With eroded consumer confidence and now viewed with increasing suspicion by the financial institutions, the diamond industry is really in big trouble. The diamond industry’s banking debt at the end of the last fiscal year was estimated at $15.5 billion. Of this, 40 percent was in India, 24 percent in Belgium and 9 percent in New York and 8 percent each in Israel, Hong Kong and Dubai, with the remainder elsewhere. The consequences of financial failure will be severe.
The key point is, however, that this isn’t going to end unless the diamond industry fundamentally cleans up the way it operates. There won’t be any business worth inheriting for the next generation unless drastic changes take place.
What Needs to be Done
This is a decisive moment for the global diamond industry and it has to take collective action — just the miners or only the manufacturers alone can’t set things right. All stakeholders in the diamond pipeline — miners, manufacturers, financial institutions, distributors — have to come together on a global basis to do the following:
- Launch a well-funded global generic promotional campaign for diamonds. Perceived value for diamonds has to be built up in consumers’ minds. Only if consumers value diamonds more and are willing to pay more for them will the entire pipeline see higher end prices for the product.
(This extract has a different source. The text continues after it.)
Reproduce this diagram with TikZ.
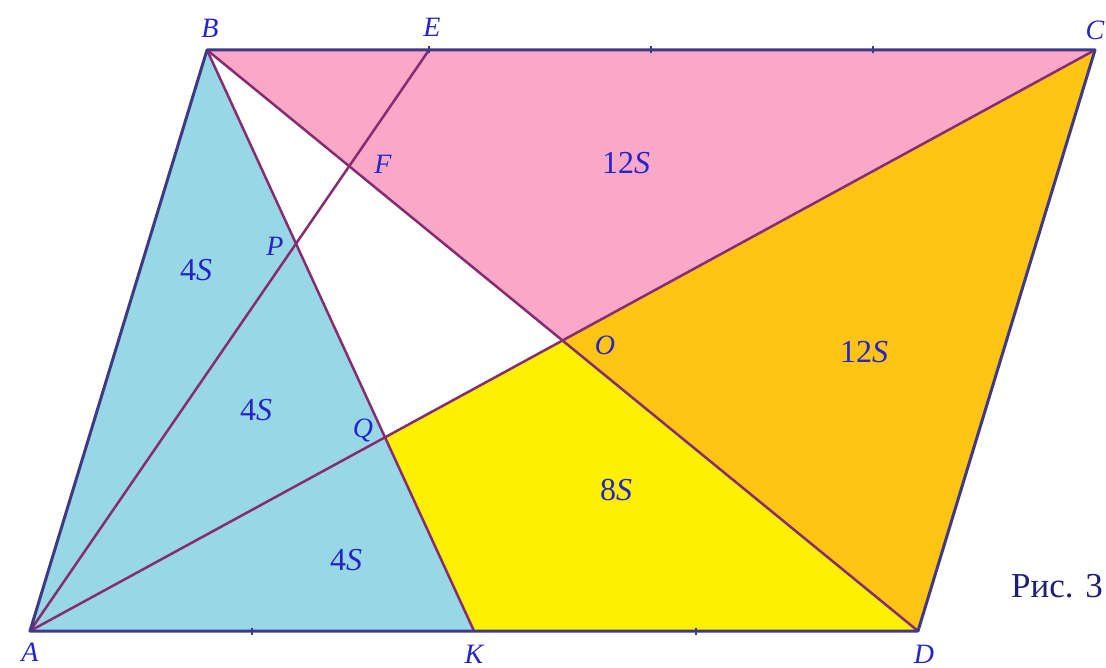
\documentclass[tikz,border=0pt]{standalone}
\usepackage{fontspec}
\setmainfont{Liberation Serif}
\begin{document}
\begin{tikzpicture}[x=1pt,y=-1pt,
  side/.style={draw=sidecol,line width=3pt,line join=round},
  inner/.style={draw=innercol,line width=2.5pt},
  ptlab/.style={text=labcol,font=\fontsize{28}{30}\selectfont\itshape,inner sep=0pt},
  arealab/.style={text=labcol,font=\fontsize{32}{34}\selectfont,inner sep=0pt},
  tick/.style={draw=sidecol,line width=2.4pt}]
\definecolor{sidecol}{HTML}{3E3A86}
\definecolor{innercol}{HTML}{862C70}
\definecolor{labcol}{HTML}{2424C8}
\definecolor{bluefill}{HTML}{98D8E6}
\definecolor{pinkfill}{HTML}{F9A8C8}
\definecolor{orangefill}{HTML}{FFC414}
\definecolor{yellowfill}{HTML}{FFF000}
\definecolor{figcol}{HTML}{1E1E78}
\useasboundingbox (0,0) rectangle (1106,668);
\fill[white] (0,0) rectangle (1106,668);
\coordinate (A) at (30,631);
\coordinate (B) at (207,50);
\coordinate (C) at (1095,50);
\coordinate (D) at (918,631);
\coordinate (K) at (474,631);
\coordinate (E) at (429,50);
\coordinate (O) at (562.5,340.5);
\coordinate (Q) at (intersection of A--C and B--K);
\coordinate (P) at (intersection of A--E and B--K);
\coordinate (F) at (intersection of A--E and B--D);
% fills
\fill[bluefill] (A) -- (B) -- (K) -- cycle;
\fill[pinkfill] (B) -- (C) -- (O) -- cycle;
\fill[orangefill] (O) -- (C) -- (D) -- cycle;
\fill[yellowfill] (Q) -- (O) -- (D) -- (K) -- cycle;
% inner lines
\draw[inner] (A) -- (E);
\draw[inner] (B) -- (K);
\draw[inner] (A) -- (C);
\draw[inner] (B) -- (D);
% sides
\draw[side] (A) -- (B) -- (C) -- (D) -- cycle;
% ticks
\coordinate (t1) at (651,50);
\coordinate (t2) at (873,50);
\coordinate (t3) at (252,631);
\coordinate (t4) at (696,631);
\foreach \t in {t1,t2,t3,t4}{\draw[tick] ([yshift=-3.5]\t) -- ([yshift=3.5]\t);}
\draw[tick] ([yshift=-3.5]E) -- ([yshift=3.5]E);
% point labels
\node[ptlab] (lB) at (210,28) {B};
\node[ptlab] (lE) at (432,27) {E};
\node[ptlab] (lC) at (1095,30) {C};
\node[ptlab] (lA) at (30,652) {A};
\node[ptlab] (lK) at (474,654) {K};
\node[ptlab] (lD) at (924,654) {D};
\node[ptlab] (lO) at (605,345) {O};
\node[ptlab] (lF) at (383,164) {F};
\node[ptlab] (lP) at (275,246) {P};
\node[ptlab] (lQ) at (363,430) {Q};
% area labels
\node[arealab] (s1) at (626,163) {12\textit{S}};
\node[arealab] (s2) at (196,270) {4\textit{S}};
\node[arealab] (s3) at (864,352) {12\textit{S}};
\node[arealab] (s4) at (256,410) {4\textit{S}};
\node[arealab] (s5) at (616,490) {8\textit{S}};
\node[arealab] (s6) at (346,560) {4\textit{S}};
\node[text=figcol,font=\fontsize{35}{40}\selectfont,inner sep=0pt,anchor=east] (fig) at (1103,586) {Рис. 3};
\end{tikzpicture}
\end{document}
- While everyone pitches in to promote diamonds worldwide, the mining companies, who now have a collective platform in the DPA, should agree to an overall cutback in mine output. This might be seen as being contrary to the mining companies interests, but it is necessary for their long-term survival. With such a huge overhand of high-priced rough in the system, the pipeline is going to choke on itself very soon.
- Diamond manufacturers on their part have to cut back on how much rough they buy. They should process only as much rough as their client base will take.
- Everybody should focus on making profits from diamond processing alone and not divert their efforts to other sectors. Diamond processing is solid industry that has been built up over decades through dedication and hard work. We shouldn’t let it all be eroded by a loss of focus and extraneous factors.